+++ DATA PROVIDED +++
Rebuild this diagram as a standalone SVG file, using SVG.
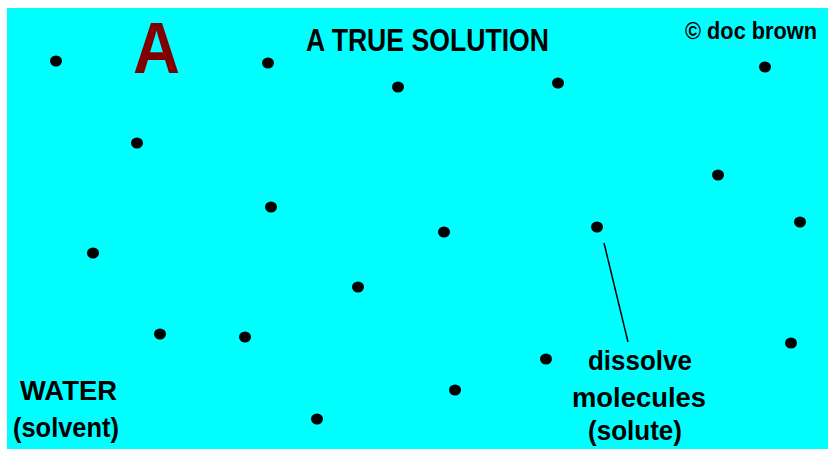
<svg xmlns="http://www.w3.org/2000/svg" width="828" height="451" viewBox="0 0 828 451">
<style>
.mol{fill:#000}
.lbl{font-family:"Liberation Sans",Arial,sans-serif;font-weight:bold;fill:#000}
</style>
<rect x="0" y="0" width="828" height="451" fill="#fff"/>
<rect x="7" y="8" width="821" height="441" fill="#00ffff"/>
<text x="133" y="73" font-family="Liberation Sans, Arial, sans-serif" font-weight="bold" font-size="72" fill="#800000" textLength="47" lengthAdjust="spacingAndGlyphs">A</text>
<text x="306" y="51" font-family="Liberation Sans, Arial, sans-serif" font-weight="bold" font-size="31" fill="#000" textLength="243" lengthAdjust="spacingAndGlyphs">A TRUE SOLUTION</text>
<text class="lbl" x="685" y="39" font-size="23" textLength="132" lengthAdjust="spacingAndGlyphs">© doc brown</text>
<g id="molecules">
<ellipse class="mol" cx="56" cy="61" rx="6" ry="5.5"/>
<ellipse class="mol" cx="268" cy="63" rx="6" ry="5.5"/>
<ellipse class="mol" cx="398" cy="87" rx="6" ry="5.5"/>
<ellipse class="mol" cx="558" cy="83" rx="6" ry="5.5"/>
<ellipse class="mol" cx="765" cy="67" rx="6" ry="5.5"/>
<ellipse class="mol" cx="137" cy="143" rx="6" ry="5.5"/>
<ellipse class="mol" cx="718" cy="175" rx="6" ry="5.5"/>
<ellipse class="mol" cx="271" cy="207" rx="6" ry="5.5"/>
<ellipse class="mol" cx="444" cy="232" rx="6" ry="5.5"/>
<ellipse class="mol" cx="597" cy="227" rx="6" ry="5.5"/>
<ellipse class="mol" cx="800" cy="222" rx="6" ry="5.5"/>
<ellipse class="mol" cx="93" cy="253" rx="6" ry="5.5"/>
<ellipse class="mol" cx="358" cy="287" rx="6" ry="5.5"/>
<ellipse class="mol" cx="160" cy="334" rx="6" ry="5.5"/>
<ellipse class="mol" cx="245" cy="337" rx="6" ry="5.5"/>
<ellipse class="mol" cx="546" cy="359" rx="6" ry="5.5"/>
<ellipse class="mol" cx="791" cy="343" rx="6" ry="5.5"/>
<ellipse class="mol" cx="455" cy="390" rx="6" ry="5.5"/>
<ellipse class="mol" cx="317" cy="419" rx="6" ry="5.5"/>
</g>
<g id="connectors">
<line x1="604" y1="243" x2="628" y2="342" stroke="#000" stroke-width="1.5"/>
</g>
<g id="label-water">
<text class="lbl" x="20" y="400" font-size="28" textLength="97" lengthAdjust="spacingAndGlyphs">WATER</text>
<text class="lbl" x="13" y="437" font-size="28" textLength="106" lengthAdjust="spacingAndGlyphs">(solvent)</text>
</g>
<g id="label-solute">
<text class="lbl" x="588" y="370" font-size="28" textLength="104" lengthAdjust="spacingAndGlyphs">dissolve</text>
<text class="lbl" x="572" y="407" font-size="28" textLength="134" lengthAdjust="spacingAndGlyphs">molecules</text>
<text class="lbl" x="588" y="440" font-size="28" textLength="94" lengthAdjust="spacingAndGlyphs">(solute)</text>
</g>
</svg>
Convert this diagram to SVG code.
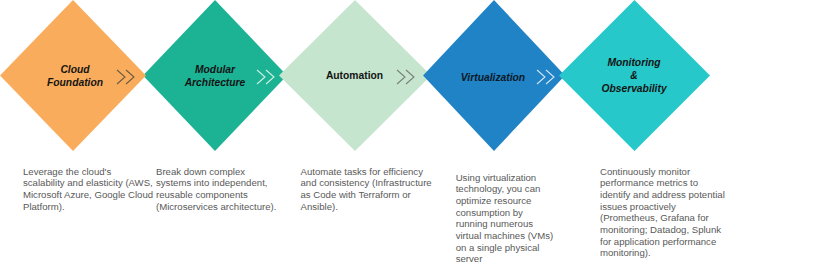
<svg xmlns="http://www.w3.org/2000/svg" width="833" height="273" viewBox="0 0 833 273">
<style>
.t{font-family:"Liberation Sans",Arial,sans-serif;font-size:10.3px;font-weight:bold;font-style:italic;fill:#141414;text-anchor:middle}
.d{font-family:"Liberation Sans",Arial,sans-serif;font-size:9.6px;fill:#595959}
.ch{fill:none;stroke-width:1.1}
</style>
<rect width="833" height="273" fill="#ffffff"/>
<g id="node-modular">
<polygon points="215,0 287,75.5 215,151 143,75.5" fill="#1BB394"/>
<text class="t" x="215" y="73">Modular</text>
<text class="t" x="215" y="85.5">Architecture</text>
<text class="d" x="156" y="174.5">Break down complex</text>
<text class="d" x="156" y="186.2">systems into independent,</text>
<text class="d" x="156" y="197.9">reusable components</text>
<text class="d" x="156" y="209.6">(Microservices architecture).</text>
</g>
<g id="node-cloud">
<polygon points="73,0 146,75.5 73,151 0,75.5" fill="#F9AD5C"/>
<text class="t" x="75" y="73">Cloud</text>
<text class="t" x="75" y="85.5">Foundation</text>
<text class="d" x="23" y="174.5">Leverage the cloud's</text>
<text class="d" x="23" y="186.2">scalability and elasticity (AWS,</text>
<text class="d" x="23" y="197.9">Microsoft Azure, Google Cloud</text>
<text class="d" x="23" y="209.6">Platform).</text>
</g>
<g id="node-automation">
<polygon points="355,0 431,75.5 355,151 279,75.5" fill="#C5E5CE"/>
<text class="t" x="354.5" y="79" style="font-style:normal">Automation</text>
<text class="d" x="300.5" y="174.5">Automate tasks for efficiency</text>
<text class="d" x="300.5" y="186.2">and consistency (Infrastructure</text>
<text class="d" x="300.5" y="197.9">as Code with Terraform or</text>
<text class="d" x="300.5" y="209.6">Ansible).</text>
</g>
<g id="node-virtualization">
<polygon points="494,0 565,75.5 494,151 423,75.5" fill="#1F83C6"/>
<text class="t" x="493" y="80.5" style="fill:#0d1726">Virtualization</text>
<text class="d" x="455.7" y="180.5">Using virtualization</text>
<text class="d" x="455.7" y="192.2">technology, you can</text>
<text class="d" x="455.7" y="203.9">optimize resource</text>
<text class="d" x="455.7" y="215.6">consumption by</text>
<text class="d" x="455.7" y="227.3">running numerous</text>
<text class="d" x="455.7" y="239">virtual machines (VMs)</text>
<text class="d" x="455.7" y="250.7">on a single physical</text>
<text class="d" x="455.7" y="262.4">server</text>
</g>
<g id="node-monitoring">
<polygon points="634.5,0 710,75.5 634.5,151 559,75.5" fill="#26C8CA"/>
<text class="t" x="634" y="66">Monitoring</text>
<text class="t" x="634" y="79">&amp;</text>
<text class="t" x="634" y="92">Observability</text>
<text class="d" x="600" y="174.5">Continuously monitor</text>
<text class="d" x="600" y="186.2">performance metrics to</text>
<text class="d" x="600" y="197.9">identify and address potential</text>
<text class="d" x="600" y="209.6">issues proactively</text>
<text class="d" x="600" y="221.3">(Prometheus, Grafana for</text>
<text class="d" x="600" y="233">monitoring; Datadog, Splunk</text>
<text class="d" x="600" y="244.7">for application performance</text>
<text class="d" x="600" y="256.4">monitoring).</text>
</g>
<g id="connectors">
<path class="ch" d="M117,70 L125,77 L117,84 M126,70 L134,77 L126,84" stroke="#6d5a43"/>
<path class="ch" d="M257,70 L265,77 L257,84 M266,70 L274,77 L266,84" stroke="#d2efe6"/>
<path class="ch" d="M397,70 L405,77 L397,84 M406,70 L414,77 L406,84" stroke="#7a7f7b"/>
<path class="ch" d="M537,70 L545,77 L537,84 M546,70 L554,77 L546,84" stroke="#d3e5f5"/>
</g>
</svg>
+++
▶ EXERCISE DESCRIPTION: Repeat the listing verbatim. Skip the pictures.

▶ EXERCISE OUTPUT:
Rebuild this diagram as a standalone SVG file, using SVG.
<svg xmlns="http://www.w3.org/2000/svg" width="828" height="451" viewBox="0 0 828 451">
<style>
.mol{fill:#000}
.lbl{font-family:"Liberation Sans",Arial,sans-serif;font-weight:bold;fill:#000}
</style>
<rect x="0" y="0" width="828" height="451" fill="#fff"/>
<rect x="7" y="8" width="821" height="441" fill="#00ffff"/>
<text x="133" y="73" font-family="Liberation Sans, Arial, sans-serif" font-weight="bold" font-size="72" fill="#800000" textLength="47" lengthAdjust="spacingAndGlyphs">A</text>
<text x="306" y="51" font-family="Liberation Sans, Arial, sans-serif" font-weight="bold" font-size="31" fill="#000" textLength="243" lengthAdjust="spacingAndGlyphs">A TRUE SOLUTION</text>
<text class="lbl" x="685" y="39" font-size="23" textLength="132" lengthAdjust="spacingAndGlyphs">© doc brown</text>
<g id="molecules">
<ellipse class="mol" cx="56" cy="61" rx="6" ry="5.5"/>
<ellipse class="mol" cx="268" cy="63" rx="6" ry="5.5"/>
<ellipse class="mol" cx="398" cy="87" rx="6" ry="5.5"/>
<ellipse class="mol" cx="558" cy="83" rx="6" ry="5.5"/>
<ellipse class="mol" cx="765" cy="67" rx="6" ry="5.5"/>
<ellipse class="mol" cx="137" cy="143" rx="6" ry="5.5"/>
<ellipse class="mol" cx="718" cy="175" rx="6" ry="5.5"/>
<ellipse class="mol" cx="271" cy="207" rx="6" ry="5.5"/>
<ellipse class="mol" cx="444" cy="232" rx="6" ry="5.5"/>
<ellipse class="mol" cx="597" cy="227" rx="6" ry="5.5"/>
<ellipse class="mol" cx="800" cy="222" rx="6" ry="5.5"/>
<ellipse class="mol" cx="93" cy="253" rx="6" ry="5.5"/>
<ellipse class="mol" cx="358" cy="287" rx="6" ry="5.5"/>
<ellipse class="mol" cx="160" cy="334" rx="6" ry="5.5"/>
<ellipse class="mol" cx="245" cy="337" rx="6" ry="5.5"/>
<ellipse class="mol" cx="546" cy="359" rx="6" ry="5.5"/>
<ellipse class="mol" cx="791" cy="343" rx="6" ry="5.5"/>
<ellipse class="mol" cx="455" cy="390" rx="6" ry="5.5"/>
<ellipse class="mol" cx="317" cy="419" rx="6" ry="5.5"/>
</g>
<g id="connectors">
<line x1="604" y1="243" x2="628" y2="342" stroke="#000" stroke-width="1.5"/>
</g>
<g id="label-water">
<text class="lbl" x="20" y="400" font-size="28" textLength="97" lengthAdjust="spacingAndGlyphs">WATER</text>
<text class="lbl" x="13" y="437" font-size="28" textLength="106" lengthAdjust="spacingAndGlyphs">(solvent)</text>
</g>
<g id="label-solute">
<text class="lbl" x="588" y="370" font-size="28" textLength="104" lengthAdjust="spacingAndGlyphs">dissolve</text>
<text class="lbl" x="572" y="407" font-size="28" textLength="134" lengthAdjust="spacingAndGlyphs">molecules</text>
<text class="lbl" x="588" y="440" font-size="28" textLength="94" lengthAdjust="spacingAndGlyphs">(solute)</text>
</g>
</svg>
Convert this diagram to SVG code.
<svg xmlns="http://www.w3.org/2000/svg" width="833" height="273" viewBox="0 0 833 273">
<style>
.t{font-family:"Liberation Sans",Arial,sans-serif;font-size:10.3px;font-weight:bold;font-style:italic;fill:#141414;text-anchor:middle}
.d{font-family:"Liberation Sans",Arial,sans-serif;font-size:9.6px;fill:#595959}
.ch{fill:none;stroke-width:1.1}
</style>
<rect width="833" height="273" fill="#ffffff"/>
<g id="node-modular">
<polygon points="215,0 287,75.5 215,151 143,75.5" fill="#1BB394"/>
<text class="t" x="215" y="73">Modular</text>
<text class="t" x="215" y="85.5">Architecture</text>
<text class="d" x="156" y="174.5">Break down complex</text>
<text class="d" x="156" y="186.2">systems into independent,</text>
<text class="d" x="156" y="197.9">reusable components</text>
<text class="d" x="156" y="209.6">(Microservices architecture).</text>
</g>
<g id="node-cloud">
<polygon points="73,0 146,75.5 73,151 0,75.5" fill="#F9AD5C"/>
<text class="t" x="75" y="73">Cloud</text>
<text class="t" x="75" y="85.5">Foundation</text>
<text class="d" x="23" y="174.5">Leverage the cloud's</text>
<text class="d" x="23" y="186.2">scalability and elasticity (AWS,</text>
<text class="d" x="23" y="197.9">Microsoft Azure, Google Cloud</text>
<text class="d" x="23" y="209.6">Platform).</text>
</g>
<g id="node-automation">
<polygon points="355,0 431,75.5 355,151 279,75.5" fill="#C5E5CE"/>
<text class="t" x="354.5" y="79" style="font-style:normal">Automation</text>
<text class="d" x="300.5" y="174.5">Automate tasks for efficiency</text>
<text class="d" x="300.5" y="186.2">and consistency (Infrastructure</text>
<text class="d" x="300.5" y="197.9">as Code with Terraform or</text>
<text class="d" x="300.5" y="209.6">Ansible).</text>
</g>
<g id="node-virtualization">
<polygon points="494,0 565,75.5 494,151 423,75.5" fill="#1F83C6"/>
<text class="t" x="493" y="80.5" style="fill:#0d1726">Virtualization</text>
<text class="d" x="455.7" y="180.5">Using virtualization</text>
<text class="d" x="455.7" y="192.2">technology, you can</text>
<text class="d" x="455.7" y="203.9">optimize resource</text>
<text class="d" x="455.7" y="215.6">consumption by</text>
<text class="d" x="455.7" y="227.3">running numerous</text>
<text class="d" x="455.7" y="239">virtual machines (VMs)</text>
<text class="d" x="455.7" y="250.7">on a single physical</text>
<text class="d" x="455.7" y="262.4">server</text>
</g>
<g id="node-monitoring">
<polygon points="634.5,0 710,75.5 634.5,151 559,75.5" fill="#26C8CA"/>
<text class="t" x="634" y="66">Monitoring</text>
<text class="t" x="634" y="79">&amp;</text>
<text class="t" x="634" y="92">Observability</text>
<text class="d" x="600" y="174.5">Continuously monitor</text>
<text class="d" x="600" y="186.2">performance metrics to</text>
<text class="d" x="600" y="197.9">identify and address potential</text>
<text class="d" x="600" y="209.6">issues proactively</text>
<text class="d" x="600" y="221.3">(Prometheus, Grafana for</text>
<text class="d" x="600" y="233">monitoring; Datadog, Splunk</text>
<text class="d" x="600" y="244.7">for application performance</text>
<text class="d" x="600" y="256.4">monitoring).</text>
</g>
<g id="connectors">
<path class="ch" d="M117,70 L125,77 L117,84 M126,70 L134,77 L126,84" stroke="#6d5a43"/>
<path class="ch" d="M257,70 L265,77 L257,84 M266,70 L274,77 L266,84" stroke="#d2efe6"/>
<path class="ch" d="M397,70 L405,77 L397,84 M406,70 L414,77 L406,84" stroke="#7a7f7b"/>
<path class="ch" d="M537,70 L545,77 L537,84 M546,70 L554,77 L546,84" stroke="#d3e5f5"/>
</g>
</svg>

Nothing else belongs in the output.